## Job
Reproduce each line from the records that holds "this".

## Entries shown
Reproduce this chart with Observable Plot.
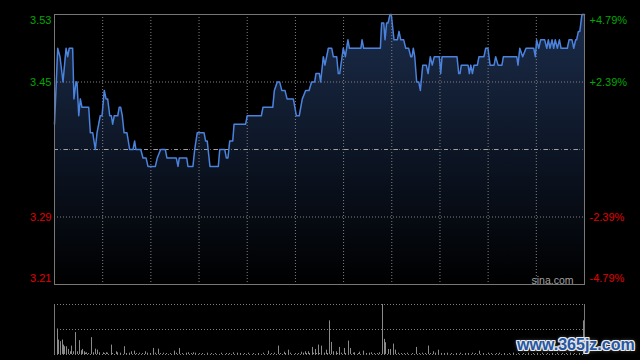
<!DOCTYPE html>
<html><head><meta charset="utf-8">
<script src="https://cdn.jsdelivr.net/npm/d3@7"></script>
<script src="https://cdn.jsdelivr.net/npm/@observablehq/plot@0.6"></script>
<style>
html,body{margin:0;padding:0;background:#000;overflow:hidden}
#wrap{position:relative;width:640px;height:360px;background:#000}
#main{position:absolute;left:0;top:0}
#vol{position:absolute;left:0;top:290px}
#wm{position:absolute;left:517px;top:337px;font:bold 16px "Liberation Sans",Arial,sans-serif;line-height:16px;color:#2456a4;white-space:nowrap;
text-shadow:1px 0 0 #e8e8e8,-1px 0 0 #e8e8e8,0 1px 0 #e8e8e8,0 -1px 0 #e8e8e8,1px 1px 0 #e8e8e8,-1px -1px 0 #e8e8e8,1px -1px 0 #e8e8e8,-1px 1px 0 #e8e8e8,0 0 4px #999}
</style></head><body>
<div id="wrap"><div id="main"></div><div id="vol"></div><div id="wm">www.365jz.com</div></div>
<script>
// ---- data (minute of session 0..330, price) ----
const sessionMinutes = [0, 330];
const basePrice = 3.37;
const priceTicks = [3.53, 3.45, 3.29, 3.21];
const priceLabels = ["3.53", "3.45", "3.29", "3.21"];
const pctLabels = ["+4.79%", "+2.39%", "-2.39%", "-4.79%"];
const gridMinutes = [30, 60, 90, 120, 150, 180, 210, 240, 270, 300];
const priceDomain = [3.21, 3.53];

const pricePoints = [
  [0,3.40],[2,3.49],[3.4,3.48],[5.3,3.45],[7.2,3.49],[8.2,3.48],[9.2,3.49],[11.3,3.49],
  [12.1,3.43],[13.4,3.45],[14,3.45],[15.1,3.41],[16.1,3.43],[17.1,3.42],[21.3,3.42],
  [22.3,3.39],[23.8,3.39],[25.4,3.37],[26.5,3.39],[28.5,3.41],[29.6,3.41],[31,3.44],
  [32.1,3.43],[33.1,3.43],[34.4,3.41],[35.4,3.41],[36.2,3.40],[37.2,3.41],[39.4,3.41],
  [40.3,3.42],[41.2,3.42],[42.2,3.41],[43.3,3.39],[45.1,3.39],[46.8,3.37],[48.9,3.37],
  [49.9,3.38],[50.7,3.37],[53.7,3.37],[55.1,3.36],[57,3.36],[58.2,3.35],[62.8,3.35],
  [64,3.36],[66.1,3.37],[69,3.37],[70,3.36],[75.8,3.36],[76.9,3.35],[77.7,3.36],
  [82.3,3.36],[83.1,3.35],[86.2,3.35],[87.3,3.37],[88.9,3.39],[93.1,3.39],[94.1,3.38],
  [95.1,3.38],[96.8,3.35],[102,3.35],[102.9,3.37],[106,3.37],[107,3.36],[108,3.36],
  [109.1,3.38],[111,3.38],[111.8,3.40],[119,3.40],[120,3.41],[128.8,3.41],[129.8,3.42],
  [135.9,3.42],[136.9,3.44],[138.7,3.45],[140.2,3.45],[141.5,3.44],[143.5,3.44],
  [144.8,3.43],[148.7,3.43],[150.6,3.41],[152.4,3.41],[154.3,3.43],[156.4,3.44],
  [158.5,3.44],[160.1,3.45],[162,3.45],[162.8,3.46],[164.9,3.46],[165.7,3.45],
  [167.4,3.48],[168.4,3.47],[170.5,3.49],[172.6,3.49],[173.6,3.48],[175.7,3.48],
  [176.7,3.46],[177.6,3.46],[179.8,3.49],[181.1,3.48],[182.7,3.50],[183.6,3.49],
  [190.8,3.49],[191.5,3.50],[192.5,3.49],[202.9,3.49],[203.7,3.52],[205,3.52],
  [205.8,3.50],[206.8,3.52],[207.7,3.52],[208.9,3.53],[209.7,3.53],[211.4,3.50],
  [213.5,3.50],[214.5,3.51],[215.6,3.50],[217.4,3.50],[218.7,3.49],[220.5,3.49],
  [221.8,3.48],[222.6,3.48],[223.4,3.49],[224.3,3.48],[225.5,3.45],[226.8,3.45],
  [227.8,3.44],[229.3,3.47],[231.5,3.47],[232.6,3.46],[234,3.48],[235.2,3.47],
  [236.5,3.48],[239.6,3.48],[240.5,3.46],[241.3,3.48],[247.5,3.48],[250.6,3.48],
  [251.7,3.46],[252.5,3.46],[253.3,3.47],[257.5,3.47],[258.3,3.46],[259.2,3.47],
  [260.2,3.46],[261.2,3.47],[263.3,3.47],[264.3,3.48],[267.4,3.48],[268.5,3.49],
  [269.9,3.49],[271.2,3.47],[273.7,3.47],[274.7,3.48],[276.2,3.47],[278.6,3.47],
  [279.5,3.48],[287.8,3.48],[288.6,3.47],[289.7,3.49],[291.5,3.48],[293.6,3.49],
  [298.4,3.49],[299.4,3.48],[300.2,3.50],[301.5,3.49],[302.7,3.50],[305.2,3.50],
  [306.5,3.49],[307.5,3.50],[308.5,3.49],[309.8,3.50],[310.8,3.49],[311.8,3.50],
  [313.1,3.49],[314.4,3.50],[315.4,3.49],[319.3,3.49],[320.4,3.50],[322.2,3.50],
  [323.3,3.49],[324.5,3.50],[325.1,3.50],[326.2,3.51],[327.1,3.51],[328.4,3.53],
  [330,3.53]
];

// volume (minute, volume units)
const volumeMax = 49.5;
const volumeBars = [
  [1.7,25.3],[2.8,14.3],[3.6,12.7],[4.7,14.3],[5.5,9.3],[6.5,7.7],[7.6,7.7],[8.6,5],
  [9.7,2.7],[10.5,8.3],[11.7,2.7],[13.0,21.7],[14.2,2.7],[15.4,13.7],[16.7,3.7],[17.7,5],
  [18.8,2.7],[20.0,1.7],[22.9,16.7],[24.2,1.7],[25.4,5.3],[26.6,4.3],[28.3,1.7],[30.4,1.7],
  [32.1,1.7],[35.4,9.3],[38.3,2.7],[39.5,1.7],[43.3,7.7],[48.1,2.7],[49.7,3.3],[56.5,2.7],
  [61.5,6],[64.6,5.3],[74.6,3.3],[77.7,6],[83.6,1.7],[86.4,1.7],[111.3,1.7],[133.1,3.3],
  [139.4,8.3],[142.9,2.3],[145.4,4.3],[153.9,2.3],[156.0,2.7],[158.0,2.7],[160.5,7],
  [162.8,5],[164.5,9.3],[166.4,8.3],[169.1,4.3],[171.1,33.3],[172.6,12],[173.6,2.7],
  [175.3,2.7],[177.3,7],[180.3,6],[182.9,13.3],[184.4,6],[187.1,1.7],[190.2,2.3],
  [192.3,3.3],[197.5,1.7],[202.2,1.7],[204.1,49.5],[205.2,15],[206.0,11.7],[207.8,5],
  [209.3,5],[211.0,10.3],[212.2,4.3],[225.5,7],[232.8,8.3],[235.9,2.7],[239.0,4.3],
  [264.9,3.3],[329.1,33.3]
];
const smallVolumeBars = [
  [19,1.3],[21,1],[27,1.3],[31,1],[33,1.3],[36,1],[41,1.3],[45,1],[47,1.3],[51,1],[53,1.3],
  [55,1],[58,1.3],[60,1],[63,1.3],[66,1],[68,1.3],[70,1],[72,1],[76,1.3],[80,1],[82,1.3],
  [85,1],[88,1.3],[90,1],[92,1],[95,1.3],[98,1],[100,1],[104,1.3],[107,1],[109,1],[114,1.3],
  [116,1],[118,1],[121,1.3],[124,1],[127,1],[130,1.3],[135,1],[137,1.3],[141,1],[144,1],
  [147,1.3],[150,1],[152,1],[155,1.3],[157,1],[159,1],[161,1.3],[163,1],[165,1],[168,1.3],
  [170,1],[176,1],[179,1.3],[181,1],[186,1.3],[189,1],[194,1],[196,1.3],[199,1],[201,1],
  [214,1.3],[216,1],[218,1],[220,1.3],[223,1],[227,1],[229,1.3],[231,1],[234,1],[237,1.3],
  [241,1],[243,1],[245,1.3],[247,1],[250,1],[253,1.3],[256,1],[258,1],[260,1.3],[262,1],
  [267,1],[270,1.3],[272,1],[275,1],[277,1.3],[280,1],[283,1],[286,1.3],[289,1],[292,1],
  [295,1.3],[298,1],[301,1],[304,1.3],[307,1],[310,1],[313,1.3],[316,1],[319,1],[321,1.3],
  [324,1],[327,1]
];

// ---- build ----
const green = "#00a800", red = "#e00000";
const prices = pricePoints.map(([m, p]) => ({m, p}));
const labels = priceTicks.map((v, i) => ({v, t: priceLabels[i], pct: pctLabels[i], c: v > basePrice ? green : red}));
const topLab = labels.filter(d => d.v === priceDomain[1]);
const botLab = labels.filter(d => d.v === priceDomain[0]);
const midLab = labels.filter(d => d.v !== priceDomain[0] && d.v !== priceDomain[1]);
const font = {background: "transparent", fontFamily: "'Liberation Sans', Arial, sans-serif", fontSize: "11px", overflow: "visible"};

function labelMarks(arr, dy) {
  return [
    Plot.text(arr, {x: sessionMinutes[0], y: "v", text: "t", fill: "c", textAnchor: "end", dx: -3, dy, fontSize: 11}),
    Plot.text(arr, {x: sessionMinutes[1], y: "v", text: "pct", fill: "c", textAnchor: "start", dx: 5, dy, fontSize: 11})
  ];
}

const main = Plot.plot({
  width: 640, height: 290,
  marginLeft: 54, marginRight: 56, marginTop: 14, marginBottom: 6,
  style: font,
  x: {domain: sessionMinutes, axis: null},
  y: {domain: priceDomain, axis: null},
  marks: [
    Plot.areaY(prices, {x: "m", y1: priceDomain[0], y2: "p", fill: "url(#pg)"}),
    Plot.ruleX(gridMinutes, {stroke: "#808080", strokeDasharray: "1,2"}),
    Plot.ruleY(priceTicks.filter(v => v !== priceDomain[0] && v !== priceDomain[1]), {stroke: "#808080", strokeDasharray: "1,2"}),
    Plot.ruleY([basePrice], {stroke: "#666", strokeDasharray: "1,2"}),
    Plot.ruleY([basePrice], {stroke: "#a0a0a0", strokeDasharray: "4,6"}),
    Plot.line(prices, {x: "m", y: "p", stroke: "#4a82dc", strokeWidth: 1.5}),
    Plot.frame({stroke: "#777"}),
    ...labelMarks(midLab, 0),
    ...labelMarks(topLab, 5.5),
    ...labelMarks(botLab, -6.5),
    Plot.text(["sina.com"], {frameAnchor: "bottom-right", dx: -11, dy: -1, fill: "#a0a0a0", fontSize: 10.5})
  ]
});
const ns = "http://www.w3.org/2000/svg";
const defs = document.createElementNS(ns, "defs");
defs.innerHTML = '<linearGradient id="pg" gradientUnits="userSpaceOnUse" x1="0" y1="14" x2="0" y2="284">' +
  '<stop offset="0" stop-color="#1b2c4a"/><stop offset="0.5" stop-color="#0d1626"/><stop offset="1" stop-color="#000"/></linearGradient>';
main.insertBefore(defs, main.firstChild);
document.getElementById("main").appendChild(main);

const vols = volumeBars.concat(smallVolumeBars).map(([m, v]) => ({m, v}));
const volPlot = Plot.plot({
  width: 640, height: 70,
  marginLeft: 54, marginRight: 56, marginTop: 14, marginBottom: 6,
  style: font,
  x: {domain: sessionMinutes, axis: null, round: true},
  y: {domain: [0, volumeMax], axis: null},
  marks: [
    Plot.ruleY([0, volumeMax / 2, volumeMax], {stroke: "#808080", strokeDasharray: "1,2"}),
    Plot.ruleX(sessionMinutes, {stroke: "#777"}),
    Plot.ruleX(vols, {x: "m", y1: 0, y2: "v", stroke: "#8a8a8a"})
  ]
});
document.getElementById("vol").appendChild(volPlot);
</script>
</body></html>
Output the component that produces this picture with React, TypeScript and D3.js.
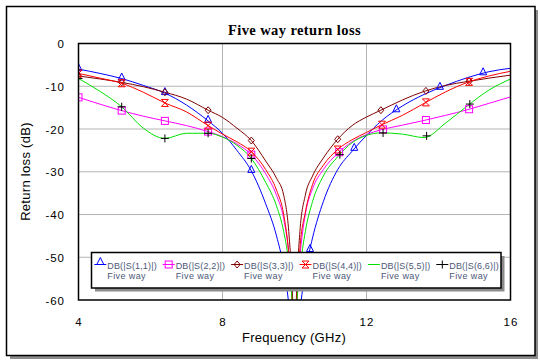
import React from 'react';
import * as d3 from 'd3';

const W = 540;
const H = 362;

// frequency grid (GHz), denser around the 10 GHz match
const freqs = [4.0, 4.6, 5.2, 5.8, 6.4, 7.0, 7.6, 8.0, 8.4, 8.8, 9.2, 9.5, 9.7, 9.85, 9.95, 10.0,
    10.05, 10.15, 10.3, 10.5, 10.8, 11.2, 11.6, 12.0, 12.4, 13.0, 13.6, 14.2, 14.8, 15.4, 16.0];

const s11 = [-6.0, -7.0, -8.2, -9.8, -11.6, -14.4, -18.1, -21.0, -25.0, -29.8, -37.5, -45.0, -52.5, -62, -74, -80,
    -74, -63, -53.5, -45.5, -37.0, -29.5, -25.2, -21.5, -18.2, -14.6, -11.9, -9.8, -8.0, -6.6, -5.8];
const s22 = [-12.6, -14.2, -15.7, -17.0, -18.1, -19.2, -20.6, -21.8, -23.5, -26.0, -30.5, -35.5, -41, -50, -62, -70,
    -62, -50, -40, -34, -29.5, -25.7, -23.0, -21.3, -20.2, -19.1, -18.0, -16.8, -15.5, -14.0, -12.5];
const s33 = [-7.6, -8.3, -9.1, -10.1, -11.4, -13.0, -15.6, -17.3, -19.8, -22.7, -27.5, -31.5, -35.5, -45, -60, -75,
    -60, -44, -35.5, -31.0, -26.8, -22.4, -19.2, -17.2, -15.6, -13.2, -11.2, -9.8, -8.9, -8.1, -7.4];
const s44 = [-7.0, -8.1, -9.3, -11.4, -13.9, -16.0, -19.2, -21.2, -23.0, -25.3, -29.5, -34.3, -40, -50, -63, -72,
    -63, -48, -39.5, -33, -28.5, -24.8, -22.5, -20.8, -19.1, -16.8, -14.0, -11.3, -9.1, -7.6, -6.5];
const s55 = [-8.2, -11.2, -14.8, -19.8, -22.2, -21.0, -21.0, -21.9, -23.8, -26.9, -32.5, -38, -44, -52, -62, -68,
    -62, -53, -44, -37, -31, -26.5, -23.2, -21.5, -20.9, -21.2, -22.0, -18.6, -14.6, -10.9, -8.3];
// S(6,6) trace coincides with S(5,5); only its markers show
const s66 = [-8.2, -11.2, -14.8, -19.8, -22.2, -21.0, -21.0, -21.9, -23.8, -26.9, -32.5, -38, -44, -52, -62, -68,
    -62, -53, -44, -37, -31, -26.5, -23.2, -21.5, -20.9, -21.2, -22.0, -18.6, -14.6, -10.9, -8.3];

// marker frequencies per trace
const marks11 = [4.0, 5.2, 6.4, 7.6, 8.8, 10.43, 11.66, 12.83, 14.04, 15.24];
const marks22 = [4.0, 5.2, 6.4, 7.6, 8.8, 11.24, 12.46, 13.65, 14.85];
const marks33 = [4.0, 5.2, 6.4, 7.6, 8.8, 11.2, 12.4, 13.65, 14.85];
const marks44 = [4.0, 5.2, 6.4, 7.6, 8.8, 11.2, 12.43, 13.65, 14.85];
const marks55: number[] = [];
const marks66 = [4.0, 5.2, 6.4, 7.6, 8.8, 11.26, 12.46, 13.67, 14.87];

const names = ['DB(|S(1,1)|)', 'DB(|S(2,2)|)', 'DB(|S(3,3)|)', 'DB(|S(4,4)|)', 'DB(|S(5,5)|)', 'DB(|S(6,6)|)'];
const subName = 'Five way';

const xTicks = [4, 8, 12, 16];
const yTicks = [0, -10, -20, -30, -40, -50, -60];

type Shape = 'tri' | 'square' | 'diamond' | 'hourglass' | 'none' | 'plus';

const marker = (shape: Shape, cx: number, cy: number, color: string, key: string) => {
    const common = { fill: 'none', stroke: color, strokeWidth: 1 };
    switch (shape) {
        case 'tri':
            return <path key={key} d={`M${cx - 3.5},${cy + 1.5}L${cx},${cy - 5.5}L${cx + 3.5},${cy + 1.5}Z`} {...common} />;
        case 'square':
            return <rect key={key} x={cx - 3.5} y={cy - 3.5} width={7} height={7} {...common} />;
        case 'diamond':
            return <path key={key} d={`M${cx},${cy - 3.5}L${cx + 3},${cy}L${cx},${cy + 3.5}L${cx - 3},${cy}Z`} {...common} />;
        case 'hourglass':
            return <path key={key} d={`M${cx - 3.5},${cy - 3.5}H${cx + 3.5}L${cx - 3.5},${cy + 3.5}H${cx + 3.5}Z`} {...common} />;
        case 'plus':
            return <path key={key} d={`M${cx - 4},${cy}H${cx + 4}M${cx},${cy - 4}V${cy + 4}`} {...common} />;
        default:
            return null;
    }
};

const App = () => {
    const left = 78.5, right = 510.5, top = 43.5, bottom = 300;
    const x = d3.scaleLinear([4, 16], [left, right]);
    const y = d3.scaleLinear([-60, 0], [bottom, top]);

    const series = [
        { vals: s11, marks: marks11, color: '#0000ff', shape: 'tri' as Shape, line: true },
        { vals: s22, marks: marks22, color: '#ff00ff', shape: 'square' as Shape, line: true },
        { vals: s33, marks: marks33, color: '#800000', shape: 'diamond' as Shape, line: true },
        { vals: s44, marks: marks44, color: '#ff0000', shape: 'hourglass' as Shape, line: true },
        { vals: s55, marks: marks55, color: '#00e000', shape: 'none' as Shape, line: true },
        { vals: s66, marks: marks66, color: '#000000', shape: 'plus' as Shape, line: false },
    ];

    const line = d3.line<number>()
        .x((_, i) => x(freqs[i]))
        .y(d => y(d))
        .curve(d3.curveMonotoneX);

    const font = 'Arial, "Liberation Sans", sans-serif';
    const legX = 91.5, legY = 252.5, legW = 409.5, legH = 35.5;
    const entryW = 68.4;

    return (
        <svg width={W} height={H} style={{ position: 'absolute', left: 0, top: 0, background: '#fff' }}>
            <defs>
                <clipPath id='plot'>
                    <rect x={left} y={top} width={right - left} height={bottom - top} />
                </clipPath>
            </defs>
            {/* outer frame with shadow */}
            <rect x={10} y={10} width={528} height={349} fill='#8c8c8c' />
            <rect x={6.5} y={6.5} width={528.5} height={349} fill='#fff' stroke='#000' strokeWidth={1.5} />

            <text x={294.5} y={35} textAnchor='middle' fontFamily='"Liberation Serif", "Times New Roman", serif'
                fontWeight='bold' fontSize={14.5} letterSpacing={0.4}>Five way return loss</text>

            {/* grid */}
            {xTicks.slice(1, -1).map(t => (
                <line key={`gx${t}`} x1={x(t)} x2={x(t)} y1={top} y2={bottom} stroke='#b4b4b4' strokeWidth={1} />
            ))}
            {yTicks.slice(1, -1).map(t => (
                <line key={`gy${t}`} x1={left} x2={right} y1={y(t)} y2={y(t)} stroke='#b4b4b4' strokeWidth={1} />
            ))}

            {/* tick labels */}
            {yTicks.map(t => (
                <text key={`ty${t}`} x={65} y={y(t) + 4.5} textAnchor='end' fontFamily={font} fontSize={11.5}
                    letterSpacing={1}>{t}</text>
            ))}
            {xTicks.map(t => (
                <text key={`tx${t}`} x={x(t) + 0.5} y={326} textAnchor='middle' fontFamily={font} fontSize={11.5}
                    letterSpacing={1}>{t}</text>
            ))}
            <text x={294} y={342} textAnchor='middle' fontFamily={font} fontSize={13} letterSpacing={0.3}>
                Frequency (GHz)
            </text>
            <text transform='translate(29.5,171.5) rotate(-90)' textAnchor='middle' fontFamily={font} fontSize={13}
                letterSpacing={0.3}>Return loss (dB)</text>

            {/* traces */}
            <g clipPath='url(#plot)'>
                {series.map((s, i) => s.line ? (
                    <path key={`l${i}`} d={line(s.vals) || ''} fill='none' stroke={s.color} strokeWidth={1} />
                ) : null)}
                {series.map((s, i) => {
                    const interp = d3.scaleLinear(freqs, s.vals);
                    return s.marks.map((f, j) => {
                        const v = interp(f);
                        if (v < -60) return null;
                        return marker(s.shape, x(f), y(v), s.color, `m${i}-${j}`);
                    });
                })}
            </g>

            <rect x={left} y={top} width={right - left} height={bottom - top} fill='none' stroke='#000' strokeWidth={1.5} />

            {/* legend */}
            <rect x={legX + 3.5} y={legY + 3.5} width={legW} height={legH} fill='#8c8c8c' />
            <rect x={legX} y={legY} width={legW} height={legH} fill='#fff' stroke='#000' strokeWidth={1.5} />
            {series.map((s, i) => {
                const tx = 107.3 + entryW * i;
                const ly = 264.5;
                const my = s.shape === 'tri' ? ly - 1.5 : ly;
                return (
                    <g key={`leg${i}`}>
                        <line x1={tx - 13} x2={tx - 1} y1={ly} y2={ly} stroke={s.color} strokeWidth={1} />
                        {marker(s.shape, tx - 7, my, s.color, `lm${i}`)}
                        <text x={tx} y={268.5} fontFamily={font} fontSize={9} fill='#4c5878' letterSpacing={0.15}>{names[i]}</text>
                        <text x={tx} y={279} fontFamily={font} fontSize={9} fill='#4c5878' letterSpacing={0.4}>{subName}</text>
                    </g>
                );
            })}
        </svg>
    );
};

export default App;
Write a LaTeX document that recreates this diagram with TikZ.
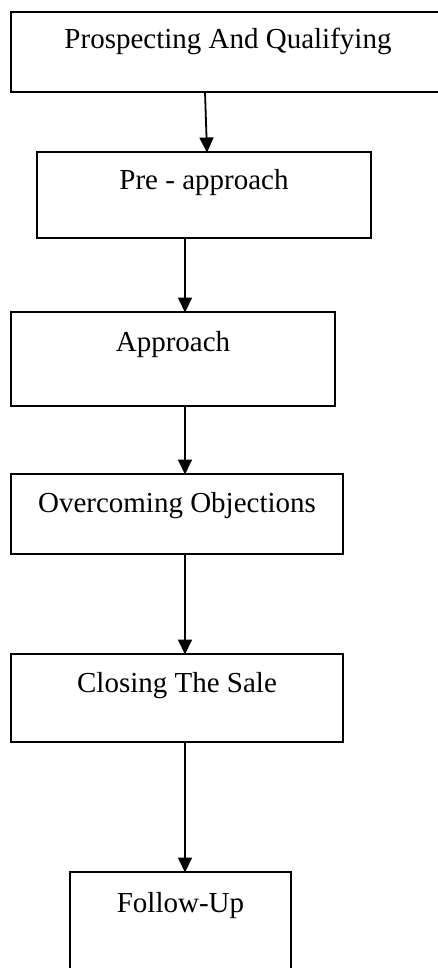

## Final answer
Reproduce this chart with Observable Plot.
Output the component that produces this picture with React, TypeScript and D3.js.
Write a LaTeX document that recreates this diagram with TikZ.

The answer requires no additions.